Cuba Puts the Cart Before the Horse

Fernando Ravsberg

The farmer's got it right. Photo: Mattew Siffert

HAVANA TIMES, March 24 — A few days ago we learned that foreign journalists working in Cuba would no longer receive duty-free exemptions on our work needs (understood as vehicles, spare parts or professional equipment).

Hearing this news, I called the representative of the KIA automobile dealer here in Havana to ask management if there is a store where one can buy spare parts.  They responded that a store as such doesn’t exit, and nor was there the perspective of its existing in the near future.

What I’m noting is that it’s becoming a custom to implement measures without foreseeing the consequences.  It’s not unusual for some of the remedies to end up being more harmful than the illnesses they seek to combat.

Most automobile parts were already sold in out-of-the-way places, so the new guideline now leaves us just one sole supplier in Cuba: the black market.  If the government was losing tax revenue previously on foreign journalists, now it’s running the risk of more “missing” inventories.

We might think that this is a temporary situation — with political content — directed to complicate the lives of the foreign press corps.  However this lack of forewarning occurs much more often than what economists advise.

Concrete cases

It’s enough to think about how self-employed work was authorized and the government issued 171,000 licenses – but without having bought the necessary supplies.  You don’t have to be a fortuneteller to know where 80 percent of the products sold on the street come from [stolen from the state].

The biggest crisis is with bread.  Daily, self-employed workers clean out the stock of the bakeries, while the citizens are forced to endure endless lines seeking a basic food item for breakfast and snacks for their children.

The shortage could be foreseen, however there’s less and less bread because the flour is sold on the black market.  A former manager of a bakery explained to me that this was his principal source of income and that to maintain his position he paid kickbacks to his superiors.

The authorities refuse to open wholesaler warehouses for independent workers and it’s too expensive for the food vendors to pay retail.  No one can sell a personal pizza for 30 cents while having to buy the ingredients from hard currency stores whose products carry a 240 percent tax.

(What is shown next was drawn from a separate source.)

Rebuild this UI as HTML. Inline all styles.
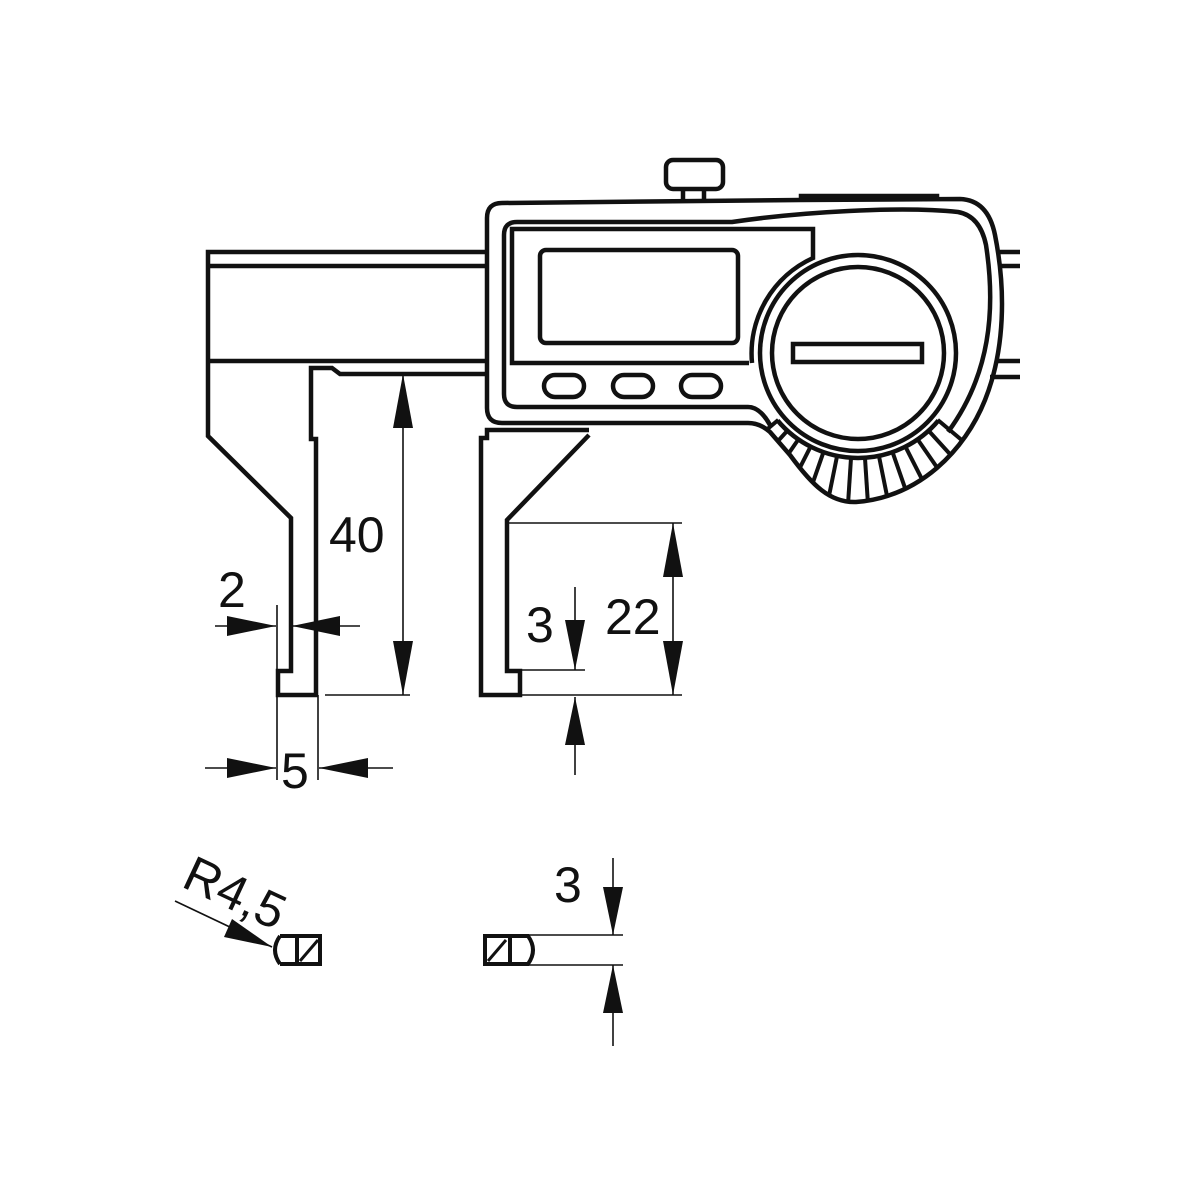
<!DOCTYPE html>
<html><head><meta charset="utf-8"><style>html,body{margin:0;padding:0;background:#fff}svg{display:block}text{font-family:"Liberation Sans",sans-serif;fill:#111}</style></head>
<body>
<svg width="1200" height="1200" viewBox="0 0 1200 1200" xmlns="http://www.w3.org/2000/svg">
<defs>
<clipPath id="kc"><path d="M752,423 L770,432 L790,455 C812,485 830,503 856,502 C920,497 965,450 985,400 L900,330 L800,330 Z"/></clipPath>
</defs>
<g fill="none" stroke="#111" stroke-width="4.5" stroke-linejoin="miter">
<path d="M487,252 L208,252 L208,436 L291,518 L291,671 L278,671 L278,695 L316,695 L316,439 L311,439 L311,368 L332,368 L340,374 L485,374"/>
<line x1="208" y1="266" x2="487" y2="266"/>
<line x1="208" y1="361" x2="487" y2="361"/>
<line x1="1000" y1="252" x2="1020" y2="252"/>
<line x1="998" y1="266" x2="1020" y2="266"/>
<line x1="995" y1="361" x2="1020" y2="361"/>
<line x1="990" y1="377" x2="1020" y2="377"/>
<path d="M589,430 L487,430 L487,438 L481,438 L481,695 L520,695 L520,671 L507,671 L507,520 L589,435"/>
<path d="M502,203 L800,200 L960,199 Q988,200 995,235 C1006,290 1005,350 985,400 C965,450 920,497 856,502 C830,503 812,485 790,455 L770,432 Q760,423 748,423 L502,423 Q487,423 487,408 L487,218 Q487,203 502,203 Z"/>
<path d="M770,425 Q760,407 748,407 L517,407 Q504,407 504,394 L504,235 Q504,222 517,222 L732,222 C800,212 900,206 958,212 Q980,216 986,245 C996,310 990,375 948,432"/>
<path d="M749,363 L512,363 L512,229 L813,229 L813,258 A105,105 0 0 0 752,363"/>
<rect x="540" y="250" width="198" height="93" rx="6"/>
<rect x="544" y="375" width="40" height="22" rx="11"/>
<rect x="613" y="375" width="40" height="22" rx="11"/>
<rect x="681" y="375" width="40" height="22" rx="11"/>
<circle cx="858" cy="353" r="98"/>
<circle cx="858" cy="353" r="86"/>
<rect x="793" y="344" width="129" height="18"/>
<path d="M777.6,420.5 A105,105 0 0 0 938.4,420.5"/>
<rect x="666" y="160" width="57" height="29" rx="7"/>
<path d="M683,189 L683,202 M704,189 L704,201"/>
<path d="M801,199 L801,196 L937,196 L937,199"/>
</g>
<g stroke="#111" stroke-width="4" clip-path="url(#kc)">
<line x1="937.7" y1="419.9" x2="988.2" y2="462.3"/>
<line x1="928" y1="430" x2="972.4" y2="478.8"/>
<line x1="917.1" y1="438.6" x2="954.6" y2="492.9"/>
<line x1="905" y1="445.8" x2="934.9" y2="504.6"/>
<line x1="892.2" y1="451.2" x2="913.9" y2="513.5"/>
<line x1="878.7" y1="454.9" x2="891.8" y2="519.6"/>
<line x1="864.9" y1="456.8" x2="869.2" y2="522.7"/>
<line x1="851.1" y1="456.8" x2="846.8" y2="522.7"/>
<line x1="837.3" y1="454.9" x2="824.2" y2="519.6"/>
<line x1="823.8" y1="451.2" x2="802.1" y2="513.5"/>
<line x1="811" y1="445.8" x2="781.1" y2="504.6"/>
<line x1="798.9" y1="438.6" x2="761.4" y2="492.9"/>
<line x1="788" y1="430" x2="743.6" y2="478.8"/>
<line x1="778.3" y1="419.9" x2="727.8" y2="462.3"/>
</g>
<g stroke="#111" stroke-width="1.6" fill="none">
<line x1="403" y1="374" x2="403" y2="695"/>
<line x1="325" y1="695" x2="410" y2="695"/>
<line x1="215" y1="626" x2="276" y2="626"/>
<line x1="277" y1="605" x2="277" y2="780"/>
<line x1="318" y1="695" x2="318" y2="780"/>
<line x1="292" y1="626" x2="360" y2="626"/>
<line x1="205" y1="768" x2="276" y2="768"/>
<line x1="319" y1="768" x2="393" y2="768"/>
<line x1="509" y1="523" x2="682" y2="523"/>
<line x1="522" y1="695" x2="682" y2="695"/>
<line x1="509" y1="670" x2="585" y2="670"/>
<line x1="673" y1="523" x2="673" y2="695"/>
<line x1="575" y1="587" x2="575" y2="670"/>
<line x1="575" y1="697" x2="575" y2="775"/>
<line x1="175" y1="901" x2="272" y2="947"/>
<line x1="528" y1="935" x2="623" y2="935"/>
<line x1="528" y1="965" x2="623" y2="965"/>
<line x1="613" y1="858" x2="613" y2="935"/>
<line x1="613" y1="965" x2="613" y2="1046"/>
</g>
<g fill="#111">
<polygon points="403,374 393,428 413,428"/>
<polygon points="403,695 393,641 413,641"/>
<polygon points="276,626 227,616 227,636"/>
<polygon points="292,626 340,616 340,636"/>
<polygon points="276,768 227,758 227,778"/>
<polygon points="319,768 368,758 368,778"/>
<polygon points="673,523 663,577 683,577"/>
<polygon points="673,695 663,641 683,641"/>
<polygon points="575,670 565,620 585,620"/>
<polygon points="575,697 565,745 585,745"/>
<polygon points="272,947 224,937 232,919"/>
<polygon points="613,935 603,887 623,887"/>
<polygon points="613,965 603,1013 623,1013"/>
</g>
<g fill="none" stroke="#111" stroke-width="4">
<path d="M295,936 L320,936 L320,964 L295,964 M280,936 L295,936 M280,964 L295,964 M280,936 Q270,950 280,964"/>
<line x1="297" y1="936" x2="297" y2="964"/>
<line x1="300" y1="961" x2="318" y2="940" stroke-width="3"/>
<path d="M510,936 L485,936 L485,964 L510,964 M510,936 L528,936 Q538,950 528,964 L510,964"/>
<line x1="510" y1="936" x2="510" y2="964"/>
<line x1="488" y1="961" x2="506" y2="940" stroke-width="3"/>
</g>
<g font-size="50">
<text x="329" y="552">40</text>
<text x="218" y="607">2</text>
<text x="281" y="788">5</text>
<text x="526" y="642">3</text>
<text x="605" y="634">22</text>
<text x="554" y="902">3</text>
<text x="0" y="0" transform="translate(180,886) rotate(25)">R4,5</text>
</g>
</svg>
</body></html>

In another example, the state has implemented a program of massive land redistribution benefitting more than a hundred thousand families, however those people have nowhere to buy the tools, fertilizers, seeds, wire and irrigation systems they need to make the properties productive.

It doesn’t make sense

The campesinos say that it’s putting the cart before the horse, and that seems to be precisely the case.  A few days ago a letter from an agricultural specialist was published in the country’s official newspaper.  In it he assured that to prepare food in Cuba using electricity is much more expensive.

His arguments were technical, pointing out that gas has more caloric value and it’s cheaper to store, in addition to how electric power stations suffer greater drains and that the losses produced in transferring energy from a power station to an appliance are enormous.

Notwithstanding, the government spent tens of millions of dollars in buying electric cookers and pots to “conserve energy” and later discovered that cooking with gas — as was done previously — is cheaper.

A good mechanism for conserving resources would be to make an analysis of consequences before taking the concrete measures.  To achieve that, decision makers must listen to the specialists, those who too often lack power but have plenty of knowledge.

Discussing the issue with foreign businesspeople confirmed for me that this is the general tendency.  They verified that the famous story about the manager who purchased a snow sweeper here is repeated time and time again without anyone losing their position.

“In no other part of the world do journalists receive duty-free exemptions,” the government functionaries told us, and the reasoning would have been impeccable if it weren’t that this was another instance of putting the horse in back.  The problem is that it’s much easier to prohibit than to seek solutions.

We journalists have now come face to face with the situation of the self-employed workers unable to buy at wholesale prices, of parents who must endure daily bread lines, of families who lost their economical gas stoves and of the campesinos who have nowhere to buy tools.

But in the end, the twists and turns for those of us who will now have to adjust will bring us closer to the ordinary people, and that — especially for a journalist — is always something good.

Havana Times translation of the Spanish original authorized by BBC Mundo.